▸ **The problem**: Output the line that holds "Reproduce this diagram with TikZ.", the line that holds "(OpCo2) at (590.5,676)", and every line between them, exactly, but none of the pictures.

▬▬▬▬▬▬

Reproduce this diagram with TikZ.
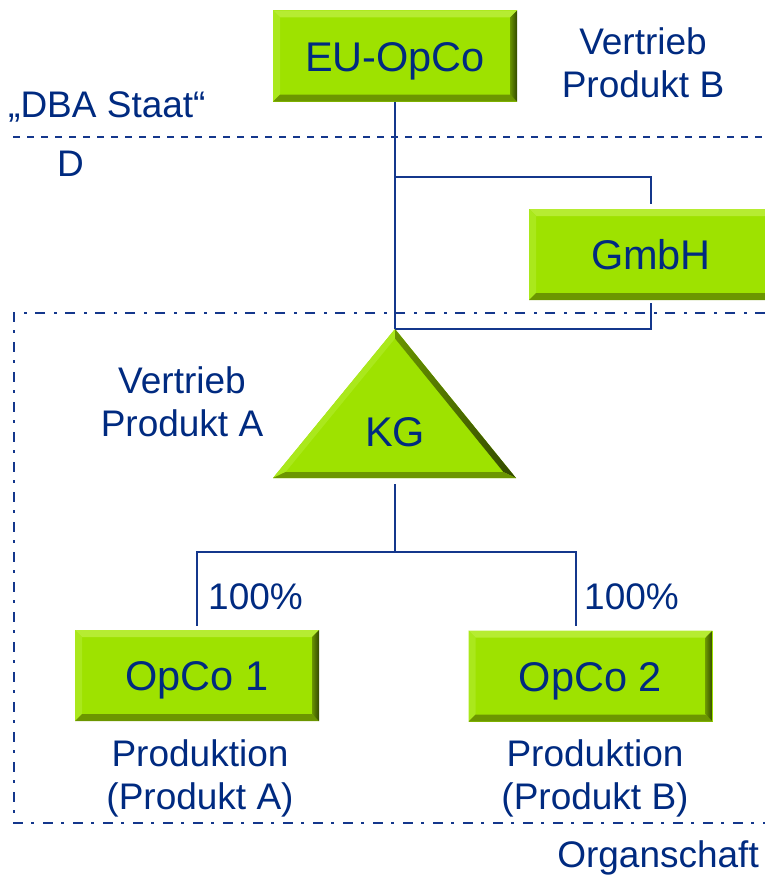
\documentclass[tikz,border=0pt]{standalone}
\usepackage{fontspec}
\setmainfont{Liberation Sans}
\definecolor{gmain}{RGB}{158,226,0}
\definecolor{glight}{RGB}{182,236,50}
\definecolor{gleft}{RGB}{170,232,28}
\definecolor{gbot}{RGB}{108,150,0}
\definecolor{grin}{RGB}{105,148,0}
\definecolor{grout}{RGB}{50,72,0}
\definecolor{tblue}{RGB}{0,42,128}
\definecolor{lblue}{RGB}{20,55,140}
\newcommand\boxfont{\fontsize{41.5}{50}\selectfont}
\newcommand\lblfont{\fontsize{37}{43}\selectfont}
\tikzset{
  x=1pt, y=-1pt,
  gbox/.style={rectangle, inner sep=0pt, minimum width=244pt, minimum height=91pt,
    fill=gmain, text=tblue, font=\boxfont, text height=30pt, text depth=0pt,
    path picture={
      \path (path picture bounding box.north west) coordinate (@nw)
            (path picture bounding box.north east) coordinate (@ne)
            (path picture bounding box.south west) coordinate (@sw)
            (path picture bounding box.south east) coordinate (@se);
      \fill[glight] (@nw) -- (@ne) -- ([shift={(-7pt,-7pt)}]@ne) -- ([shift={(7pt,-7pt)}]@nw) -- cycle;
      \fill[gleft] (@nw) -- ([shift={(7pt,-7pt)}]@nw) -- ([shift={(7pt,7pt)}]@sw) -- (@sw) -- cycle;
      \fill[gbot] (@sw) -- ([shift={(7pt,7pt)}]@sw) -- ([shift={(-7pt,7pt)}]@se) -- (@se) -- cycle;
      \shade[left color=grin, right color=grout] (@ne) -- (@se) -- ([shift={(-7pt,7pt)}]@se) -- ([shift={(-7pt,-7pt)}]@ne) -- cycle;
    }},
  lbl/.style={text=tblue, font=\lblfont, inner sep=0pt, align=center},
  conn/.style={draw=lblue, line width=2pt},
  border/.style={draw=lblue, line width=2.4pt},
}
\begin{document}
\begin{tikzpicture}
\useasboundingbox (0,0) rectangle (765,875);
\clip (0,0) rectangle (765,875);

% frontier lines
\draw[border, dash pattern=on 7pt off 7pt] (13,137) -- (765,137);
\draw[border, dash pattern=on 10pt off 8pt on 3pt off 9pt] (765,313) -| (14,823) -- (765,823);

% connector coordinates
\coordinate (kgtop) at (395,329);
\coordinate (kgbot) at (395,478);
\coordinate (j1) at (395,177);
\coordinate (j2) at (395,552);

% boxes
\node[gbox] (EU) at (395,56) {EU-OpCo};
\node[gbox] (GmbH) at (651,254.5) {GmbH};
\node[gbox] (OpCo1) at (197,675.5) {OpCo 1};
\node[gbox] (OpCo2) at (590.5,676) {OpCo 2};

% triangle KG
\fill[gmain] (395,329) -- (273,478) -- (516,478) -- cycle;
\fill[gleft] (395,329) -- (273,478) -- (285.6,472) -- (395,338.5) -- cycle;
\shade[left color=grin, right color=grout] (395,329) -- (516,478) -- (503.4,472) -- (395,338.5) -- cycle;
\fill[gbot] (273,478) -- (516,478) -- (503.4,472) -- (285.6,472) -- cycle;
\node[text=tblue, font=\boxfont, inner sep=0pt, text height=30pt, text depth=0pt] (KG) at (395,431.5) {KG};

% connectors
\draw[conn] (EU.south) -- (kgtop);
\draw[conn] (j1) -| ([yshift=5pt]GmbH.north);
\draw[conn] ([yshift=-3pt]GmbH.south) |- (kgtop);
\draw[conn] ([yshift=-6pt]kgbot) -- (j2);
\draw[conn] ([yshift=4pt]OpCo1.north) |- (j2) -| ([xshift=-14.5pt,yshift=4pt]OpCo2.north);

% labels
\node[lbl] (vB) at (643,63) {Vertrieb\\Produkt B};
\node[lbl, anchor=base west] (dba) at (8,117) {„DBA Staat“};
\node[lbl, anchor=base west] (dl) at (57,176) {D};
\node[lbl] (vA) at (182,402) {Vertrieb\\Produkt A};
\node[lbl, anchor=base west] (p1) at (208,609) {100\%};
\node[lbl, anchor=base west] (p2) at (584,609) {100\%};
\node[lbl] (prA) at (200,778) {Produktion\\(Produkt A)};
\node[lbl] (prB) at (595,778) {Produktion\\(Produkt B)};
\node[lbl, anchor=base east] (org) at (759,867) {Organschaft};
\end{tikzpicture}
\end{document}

▬▬▬▬▬▬

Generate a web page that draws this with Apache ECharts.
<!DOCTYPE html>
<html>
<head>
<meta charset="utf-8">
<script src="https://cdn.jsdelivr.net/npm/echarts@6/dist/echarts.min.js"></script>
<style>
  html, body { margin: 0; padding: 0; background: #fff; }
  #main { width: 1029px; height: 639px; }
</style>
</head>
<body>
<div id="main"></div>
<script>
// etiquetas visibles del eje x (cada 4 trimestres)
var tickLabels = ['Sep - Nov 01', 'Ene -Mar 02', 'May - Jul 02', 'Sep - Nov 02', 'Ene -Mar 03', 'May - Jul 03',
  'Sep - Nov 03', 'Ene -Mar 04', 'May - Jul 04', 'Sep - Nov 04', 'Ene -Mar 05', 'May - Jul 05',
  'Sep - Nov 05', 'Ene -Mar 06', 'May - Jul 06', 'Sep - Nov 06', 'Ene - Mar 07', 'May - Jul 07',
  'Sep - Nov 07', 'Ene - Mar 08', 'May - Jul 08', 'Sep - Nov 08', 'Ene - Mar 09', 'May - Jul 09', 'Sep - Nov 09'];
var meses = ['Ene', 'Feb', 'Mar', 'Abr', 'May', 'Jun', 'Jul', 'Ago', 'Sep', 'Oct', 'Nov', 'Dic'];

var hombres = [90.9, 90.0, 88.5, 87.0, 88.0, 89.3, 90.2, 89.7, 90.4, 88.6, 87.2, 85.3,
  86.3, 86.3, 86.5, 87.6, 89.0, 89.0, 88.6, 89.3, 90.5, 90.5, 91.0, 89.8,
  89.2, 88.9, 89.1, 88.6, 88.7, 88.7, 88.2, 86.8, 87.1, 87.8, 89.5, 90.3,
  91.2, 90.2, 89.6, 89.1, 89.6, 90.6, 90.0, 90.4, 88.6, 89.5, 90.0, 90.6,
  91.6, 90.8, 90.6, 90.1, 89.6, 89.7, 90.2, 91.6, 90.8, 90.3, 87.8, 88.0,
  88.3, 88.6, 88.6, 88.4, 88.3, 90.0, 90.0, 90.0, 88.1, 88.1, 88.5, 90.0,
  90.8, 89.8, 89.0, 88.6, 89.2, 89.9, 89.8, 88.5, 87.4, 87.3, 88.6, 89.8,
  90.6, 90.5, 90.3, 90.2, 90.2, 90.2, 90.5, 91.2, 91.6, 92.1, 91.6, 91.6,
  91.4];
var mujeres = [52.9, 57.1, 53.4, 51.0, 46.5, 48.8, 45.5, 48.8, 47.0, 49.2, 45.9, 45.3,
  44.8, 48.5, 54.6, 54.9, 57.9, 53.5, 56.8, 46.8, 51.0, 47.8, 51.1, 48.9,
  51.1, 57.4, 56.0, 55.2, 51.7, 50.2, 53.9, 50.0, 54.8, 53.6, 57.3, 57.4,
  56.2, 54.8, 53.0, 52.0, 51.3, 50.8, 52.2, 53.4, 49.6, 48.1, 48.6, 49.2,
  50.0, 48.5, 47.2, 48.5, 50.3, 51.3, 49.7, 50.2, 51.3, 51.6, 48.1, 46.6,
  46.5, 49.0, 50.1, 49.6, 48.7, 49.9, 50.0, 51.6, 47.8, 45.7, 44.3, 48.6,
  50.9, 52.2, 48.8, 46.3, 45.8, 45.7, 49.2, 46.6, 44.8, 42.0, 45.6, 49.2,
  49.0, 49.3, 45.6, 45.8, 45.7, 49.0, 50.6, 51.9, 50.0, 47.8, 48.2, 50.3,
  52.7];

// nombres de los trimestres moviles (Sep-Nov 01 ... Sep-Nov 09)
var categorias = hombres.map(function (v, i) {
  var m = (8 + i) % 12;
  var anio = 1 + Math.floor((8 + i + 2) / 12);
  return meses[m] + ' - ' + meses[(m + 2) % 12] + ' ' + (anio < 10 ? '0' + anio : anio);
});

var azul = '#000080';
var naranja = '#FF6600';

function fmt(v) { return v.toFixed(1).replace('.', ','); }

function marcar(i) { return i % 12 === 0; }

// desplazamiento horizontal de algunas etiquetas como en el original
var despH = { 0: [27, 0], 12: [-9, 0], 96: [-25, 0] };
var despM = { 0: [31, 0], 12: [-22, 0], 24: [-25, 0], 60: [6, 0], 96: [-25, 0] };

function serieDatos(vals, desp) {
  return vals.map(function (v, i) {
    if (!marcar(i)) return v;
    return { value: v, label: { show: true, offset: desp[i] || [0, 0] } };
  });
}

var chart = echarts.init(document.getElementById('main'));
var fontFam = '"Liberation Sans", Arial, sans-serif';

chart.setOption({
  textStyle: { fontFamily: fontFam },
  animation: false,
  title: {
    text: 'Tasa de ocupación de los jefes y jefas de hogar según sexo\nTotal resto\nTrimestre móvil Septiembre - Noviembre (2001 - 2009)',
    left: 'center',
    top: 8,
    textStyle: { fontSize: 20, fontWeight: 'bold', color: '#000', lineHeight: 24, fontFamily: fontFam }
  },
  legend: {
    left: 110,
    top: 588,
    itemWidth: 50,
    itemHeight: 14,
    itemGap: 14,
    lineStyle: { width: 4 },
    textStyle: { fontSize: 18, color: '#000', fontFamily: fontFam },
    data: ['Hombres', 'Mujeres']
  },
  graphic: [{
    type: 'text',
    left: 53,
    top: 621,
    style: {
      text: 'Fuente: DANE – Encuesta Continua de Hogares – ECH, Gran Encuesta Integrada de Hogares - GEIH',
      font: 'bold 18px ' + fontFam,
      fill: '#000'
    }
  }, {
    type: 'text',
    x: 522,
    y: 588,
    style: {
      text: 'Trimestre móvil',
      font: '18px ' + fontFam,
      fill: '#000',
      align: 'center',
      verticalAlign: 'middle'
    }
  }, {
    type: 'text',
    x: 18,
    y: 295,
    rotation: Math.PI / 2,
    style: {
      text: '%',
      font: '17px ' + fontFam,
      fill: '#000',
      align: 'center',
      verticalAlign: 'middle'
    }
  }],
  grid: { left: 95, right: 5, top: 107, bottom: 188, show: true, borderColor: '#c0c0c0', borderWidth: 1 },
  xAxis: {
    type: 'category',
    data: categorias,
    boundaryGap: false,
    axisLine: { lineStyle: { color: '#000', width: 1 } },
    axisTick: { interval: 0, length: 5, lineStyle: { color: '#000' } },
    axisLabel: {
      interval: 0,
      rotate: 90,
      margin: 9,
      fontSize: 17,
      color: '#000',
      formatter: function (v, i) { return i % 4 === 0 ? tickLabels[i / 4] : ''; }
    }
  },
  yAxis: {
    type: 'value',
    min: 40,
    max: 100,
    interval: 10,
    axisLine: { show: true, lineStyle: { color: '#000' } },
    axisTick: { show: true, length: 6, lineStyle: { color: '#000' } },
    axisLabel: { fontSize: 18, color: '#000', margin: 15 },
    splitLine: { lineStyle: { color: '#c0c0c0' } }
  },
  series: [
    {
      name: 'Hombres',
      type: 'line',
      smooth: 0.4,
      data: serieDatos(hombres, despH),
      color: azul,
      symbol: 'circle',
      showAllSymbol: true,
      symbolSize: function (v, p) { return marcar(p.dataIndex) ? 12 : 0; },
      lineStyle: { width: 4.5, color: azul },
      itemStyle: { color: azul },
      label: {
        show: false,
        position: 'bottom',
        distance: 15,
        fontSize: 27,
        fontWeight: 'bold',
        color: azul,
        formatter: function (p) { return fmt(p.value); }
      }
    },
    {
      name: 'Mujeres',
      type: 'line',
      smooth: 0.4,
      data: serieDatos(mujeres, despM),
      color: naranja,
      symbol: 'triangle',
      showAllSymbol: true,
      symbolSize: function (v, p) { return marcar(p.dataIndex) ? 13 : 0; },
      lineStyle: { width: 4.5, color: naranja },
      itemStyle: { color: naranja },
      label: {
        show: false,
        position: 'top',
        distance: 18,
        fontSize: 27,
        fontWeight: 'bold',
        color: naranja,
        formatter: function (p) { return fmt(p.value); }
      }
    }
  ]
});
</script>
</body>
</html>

▬▬▬▬▬▬

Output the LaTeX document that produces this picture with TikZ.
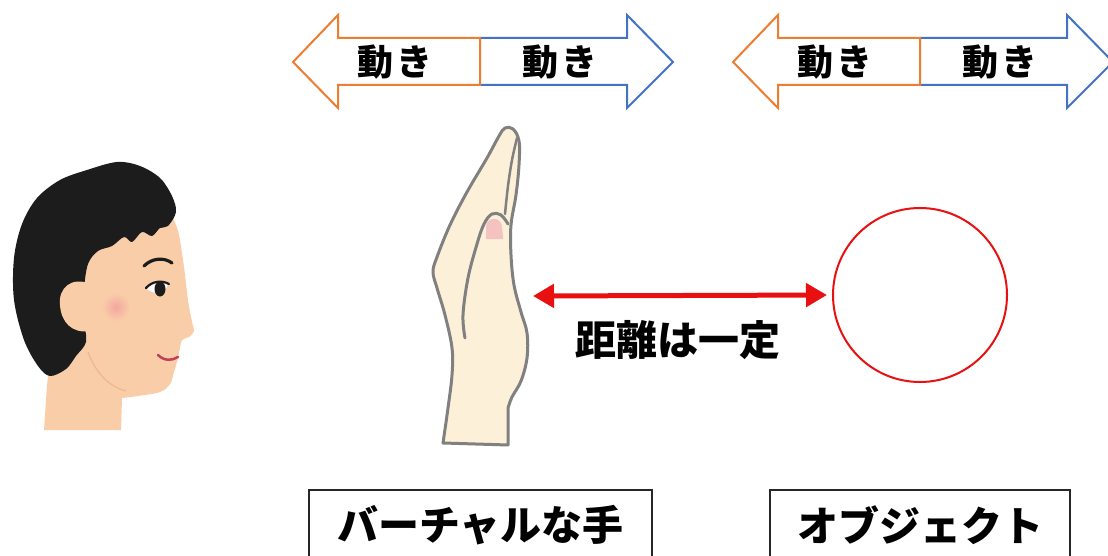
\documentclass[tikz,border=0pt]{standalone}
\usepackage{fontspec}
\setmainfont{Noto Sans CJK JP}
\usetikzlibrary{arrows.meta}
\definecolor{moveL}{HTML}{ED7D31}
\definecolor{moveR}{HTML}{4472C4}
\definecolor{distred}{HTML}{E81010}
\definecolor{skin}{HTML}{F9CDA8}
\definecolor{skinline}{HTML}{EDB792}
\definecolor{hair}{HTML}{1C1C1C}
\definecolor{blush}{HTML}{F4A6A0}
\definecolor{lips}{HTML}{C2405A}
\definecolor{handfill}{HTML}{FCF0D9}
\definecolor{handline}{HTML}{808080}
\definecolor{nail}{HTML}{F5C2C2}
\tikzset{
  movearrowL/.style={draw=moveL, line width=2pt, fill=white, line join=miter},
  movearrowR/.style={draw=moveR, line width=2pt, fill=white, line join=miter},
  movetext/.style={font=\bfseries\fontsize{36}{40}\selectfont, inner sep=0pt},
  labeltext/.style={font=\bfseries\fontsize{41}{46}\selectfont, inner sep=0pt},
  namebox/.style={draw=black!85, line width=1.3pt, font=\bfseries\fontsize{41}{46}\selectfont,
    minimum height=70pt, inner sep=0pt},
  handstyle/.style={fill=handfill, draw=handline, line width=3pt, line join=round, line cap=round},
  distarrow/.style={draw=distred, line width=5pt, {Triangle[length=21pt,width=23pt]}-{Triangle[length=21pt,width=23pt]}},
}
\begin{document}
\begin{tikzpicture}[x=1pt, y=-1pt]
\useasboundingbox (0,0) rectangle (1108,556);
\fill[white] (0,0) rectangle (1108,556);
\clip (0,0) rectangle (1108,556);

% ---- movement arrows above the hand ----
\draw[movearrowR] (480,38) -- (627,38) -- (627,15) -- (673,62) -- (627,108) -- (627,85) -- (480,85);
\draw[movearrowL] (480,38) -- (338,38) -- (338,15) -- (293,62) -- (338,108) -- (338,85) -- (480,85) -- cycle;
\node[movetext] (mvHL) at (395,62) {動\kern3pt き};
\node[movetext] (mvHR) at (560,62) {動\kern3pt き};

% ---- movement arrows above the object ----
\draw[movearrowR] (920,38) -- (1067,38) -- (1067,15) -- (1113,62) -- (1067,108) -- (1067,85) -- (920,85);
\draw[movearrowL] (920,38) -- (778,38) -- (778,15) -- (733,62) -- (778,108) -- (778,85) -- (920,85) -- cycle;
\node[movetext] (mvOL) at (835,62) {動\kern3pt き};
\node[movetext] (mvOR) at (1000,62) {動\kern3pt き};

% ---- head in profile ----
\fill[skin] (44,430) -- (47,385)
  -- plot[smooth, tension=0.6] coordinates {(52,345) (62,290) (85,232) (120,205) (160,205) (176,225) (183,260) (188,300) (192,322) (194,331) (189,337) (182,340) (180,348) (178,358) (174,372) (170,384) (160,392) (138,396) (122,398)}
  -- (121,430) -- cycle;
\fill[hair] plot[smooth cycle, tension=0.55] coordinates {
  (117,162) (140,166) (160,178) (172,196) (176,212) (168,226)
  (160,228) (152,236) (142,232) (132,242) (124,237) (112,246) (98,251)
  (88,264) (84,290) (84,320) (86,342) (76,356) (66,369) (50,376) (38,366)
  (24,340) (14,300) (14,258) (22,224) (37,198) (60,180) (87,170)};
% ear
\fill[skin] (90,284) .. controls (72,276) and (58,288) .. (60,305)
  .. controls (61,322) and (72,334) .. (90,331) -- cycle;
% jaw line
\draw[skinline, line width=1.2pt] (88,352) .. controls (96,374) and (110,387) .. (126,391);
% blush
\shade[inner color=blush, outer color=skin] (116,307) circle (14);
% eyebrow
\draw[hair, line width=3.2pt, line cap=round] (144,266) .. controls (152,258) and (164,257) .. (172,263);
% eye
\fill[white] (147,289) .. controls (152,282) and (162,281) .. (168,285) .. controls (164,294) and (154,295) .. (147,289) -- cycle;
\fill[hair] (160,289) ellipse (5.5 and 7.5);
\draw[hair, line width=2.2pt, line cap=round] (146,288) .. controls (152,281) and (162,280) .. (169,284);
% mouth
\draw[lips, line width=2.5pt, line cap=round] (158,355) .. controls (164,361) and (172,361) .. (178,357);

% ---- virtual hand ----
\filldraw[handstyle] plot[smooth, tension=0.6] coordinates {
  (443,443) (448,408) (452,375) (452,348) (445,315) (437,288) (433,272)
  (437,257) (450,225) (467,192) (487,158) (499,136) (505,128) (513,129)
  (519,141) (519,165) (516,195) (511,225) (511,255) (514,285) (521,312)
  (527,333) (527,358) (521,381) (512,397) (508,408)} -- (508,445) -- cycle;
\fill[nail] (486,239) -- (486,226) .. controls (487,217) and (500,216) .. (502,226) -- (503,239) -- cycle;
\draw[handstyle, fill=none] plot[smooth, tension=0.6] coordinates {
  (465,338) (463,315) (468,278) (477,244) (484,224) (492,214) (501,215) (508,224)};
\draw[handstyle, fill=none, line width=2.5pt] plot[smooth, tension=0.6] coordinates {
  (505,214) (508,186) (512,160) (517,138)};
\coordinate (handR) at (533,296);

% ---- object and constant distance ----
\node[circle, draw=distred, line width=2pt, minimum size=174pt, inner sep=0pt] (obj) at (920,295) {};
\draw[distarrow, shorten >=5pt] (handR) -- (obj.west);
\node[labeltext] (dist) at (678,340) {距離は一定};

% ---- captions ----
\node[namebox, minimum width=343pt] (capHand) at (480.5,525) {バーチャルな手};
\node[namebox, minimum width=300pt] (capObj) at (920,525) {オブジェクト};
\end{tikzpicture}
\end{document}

▬▬▬▬▬▬

▸ **Completed task**:
Reproduce this diagram with TikZ.
\documentclass[tikz,border=0pt]{standalone}
\usepackage{fontspec}
\setmainfont{Liberation Sans}
\definecolor{gmain}{RGB}{158,226,0}
\definecolor{glight}{RGB}{182,236,50}
\definecolor{gleft}{RGB}{170,232,28}
\definecolor{gbot}{RGB}{108,150,0}
\definecolor{grin}{RGB}{105,148,0}
\definecolor{grout}{RGB}{50,72,0}
\definecolor{tblue}{RGB}{0,42,128}
\definecolor{lblue}{RGB}{20,55,140}
\newcommand\boxfont{\fontsize{41.5}{50}\selectfont}
\newcommand\lblfont{\fontsize{37}{43}\selectfont}
\tikzset{
  x=1pt, y=-1pt,
  gbox/.style={rectangle, inner sep=0pt, minimum width=244pt, minimum height=91pt,
    fill=gmain, text=tblue, font=\boxfont, text height=30pt, text depth=0pt,
    path picture={
      \path (path picture bounding box.north west) coordinate (@nw)
            (path picture bounding box.north east) coordinate (@ne)
            (path picture bounding box.south west) coordinate (@sw)
            (path picture bounding box.south east) coordinate (@se);
      \fill[glight] (@nw) -- (@ne) -- ([shift={(-7pt,-7pt)}]@ne) -- ([shift={(7pt,-7pt)}]@nw) -- cycle;
      \fill[gleft] (@nw) -- ([shift={(7pt,-7pt)}]@nw) -- ([shift={(7pt,7pt)}]@sw) -- (@sw) -- cycle;
      \fill[gbot] (@sw) -- ([shift={(7pt,7pt)}]@sw) -- ([shift={(-7pt,7pt)}]@se) -- (@se) -- cycle;
      \shade[left color=grin, right color=grout] (@ne) -- (@se) -- ([shift={(-7pt,7pt)}]@se) -- ([shift={(-7pt,-7pt)}]@ne) -- cycle;
    }},
  lbl/.style={text=tblue, font=\lblfont, inner sep=0pt, align=center},
  conn/.style={draw=lblue, line width=2pt},
  border/.style={draw=lblue, line width=2.4pt},
}
\begin{document}
\begin{tikzpicture}
\useasboundingbox (0,0) rectangle (765,875);
\clip (0,0) rectangle (765,875);

% frontier lines
\draw[border, dash pattern=on 7pt off 7pt] (13,137) -- (765,137);
\draw[border, dash pattern=on 10pt off 8pt on 3pt off 9pt] (765,313) -| (14,823) -- (765,823);

% connector coordinates
\coordinate (kgtop) at (395,329);
\coordinate (kgbot) at (395,478);
\coordinate (j1) at (395,177);
\coordinate (j2) at (395,552);

% boxes
\node[gbox] (EU) at (395,56) {EU-OpCo};
\node[gbox] (GmbH) at (651,254.5) {GmbH};
\node[gbox] (OpCo1) at (197,675.5) {OpCo 1};
\node[gbox] (OpCo2) at (590.5,676) {OpCo 2};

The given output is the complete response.